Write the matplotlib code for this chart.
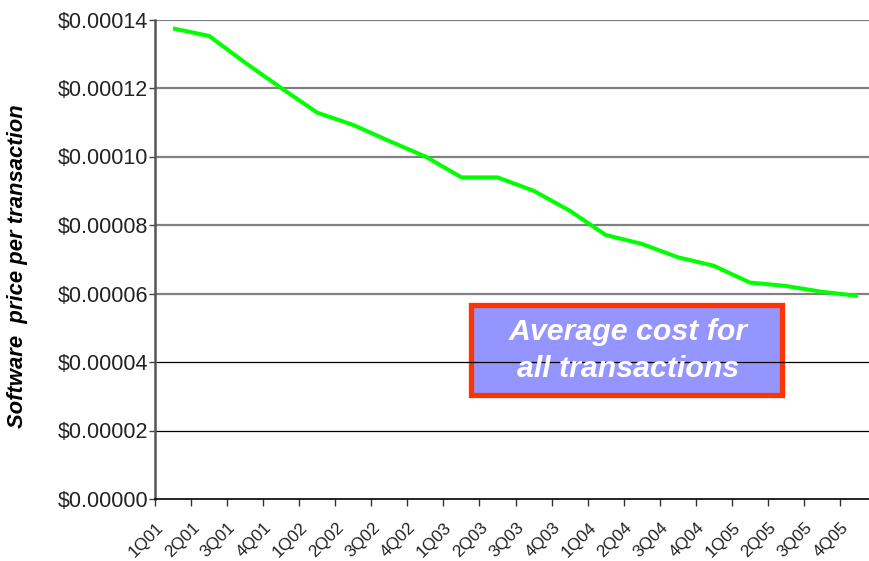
import matplotlib
matplotlib.use('Agg')
import matplotlib.pyplot as plt
import matplotlib.transforms as mtransforms
import numpy as np
from matplotlib.patches import Rectangle

quarters = ['1Q01', '2Q01', '3Q01', '4Q01', '1Q02', '2Q02', '3Q02', '4Q02',
            '1Q03', '2Q03', '3Q03', '4Q03', '1Q04', '2Q04', '3Q04', '4Q04',
            '1Q05', '2Q05', '3Q05', '4Q05']
price = [0.0001374, 0.0001352, 0.0001274, 0.0001200, 0.0001128, 0.0001092,
         0.0001045, 0.0001000, 0.0000939, 0.0000939, 0.0000900, 0.0000842,
         0.0000771, 0.0000745, 0.0000706, 0.0000681, 0.0000632, 0.0000622,
         0.0000605, 0.0000593]
yticks = [0.0, 0.00002, 0.00004, 0.00006, 0.00008, 0.00010, 0.00012, 0.00014]

plt.rcParams['font.family'] = ['Liberation Sans', 'DejaVu Sans']

fig = plt.figure(figsize=(8.69, 5.61), dpi=100)
ax = fig.add_axes([155 / 869, 62 / 561, 721 / 869, 479.5 / 561])

x = np.arange(len(quarters))

# horizontal grid: grey in the upper part, black below the box
for v in yticks[1:]:
    if v >= 0.00006:
        ax.axhline(v, color='#808080', lw=1.6, zorder=2)
    else:
        ax.axhline(v, color='black', lw=0.9, zorder=2)

ax.plot(x, price, color='#00FF00', lw=2.9, zorder=4, solid_capstyle='butt')

ax.set_xlim(-0.5, len(quarters) - 0.5)
ax.set_ylim(0, 0.00014)

ax.set_yticks(yticks)
ax.set_yticklabels(['$%.5f' % v for v in yticks], fontsize=15.5, color='#222222')
ax.tick_params(axis='y', length=4, width=1, direction='out', pad=1, color='#444444')

ax.set_xticks(x)
ax.set_xticklabels(quarters, rotation=45, ha='right', va='center',
                   rotation_mode='anchor', fontsize=12.3, color='#222222')
ax.tick_params(axis='x', which='major', length=0, pad=0)
# slide the slanted labels left/down so they end just short of each category
shift = mtransforms.ScaledTranslation(-0.12, -0.26, fig.dpi_scale_trans)
for lbl in ax.get_xticklabels():
    lbl.set_transform(lbl.get_transform() + shift)
ax.set_xticks(np.arange(-0.5, len(quarters), 1.0), minor=True)
ax.tick_params(axis='x', which='minor', length=5, width=1, direction='out', color='#333333')

for s in ['top', 'right']:
    ax.spines[s].set_visible(False)
ax.spines['left'].set_color('#555555')
ax.spines['left'].set_linewidth(1.8)
ax.spines['bottom'].set_color('black')
ax.spines['bottom'].set_linewidth(1.2)

ax.set_ylabel('Software  price per transaction', fontsize=15.8, style='italic',
              fontweight='bold', color='black')
ax.yaxis.set_label_coords(-0.1755, 0.486)

# annotation box
box = Rectangle((0.4376, 0.2179), 0.4327, 0.1877, transform=ax.transAxes,
                facecolor='#9595FF', edgecolor='#FF3300', lw=3.8, zorder=1)
ax.add_patch(box)
ax.text(0.656, 0.31, 'Average cost for\nall transactions', transform=ax.transAxes,
        ha='center', va='center', fontsize=21.8, color='white', style='italic',
        fontweight='bold', zorder=5, linespacing=1.4)

fig.savefig('out.png', dpi=100)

▬▬▬

Directions ▸ Take the lines from the start of the material to the line with "from matplotlib.patches import Rectangle", both included, and transcribe them exactly without the pictures.

Solution to this exercise ▸
Write the matplotlib code for this chart.
import matplotlib
matplotlib.use('Agg')
import matplotlib.pyplot as plt
import matplotlib.transforms as mtransforms
import numpy as np
from matplotlib.patches import Rectangle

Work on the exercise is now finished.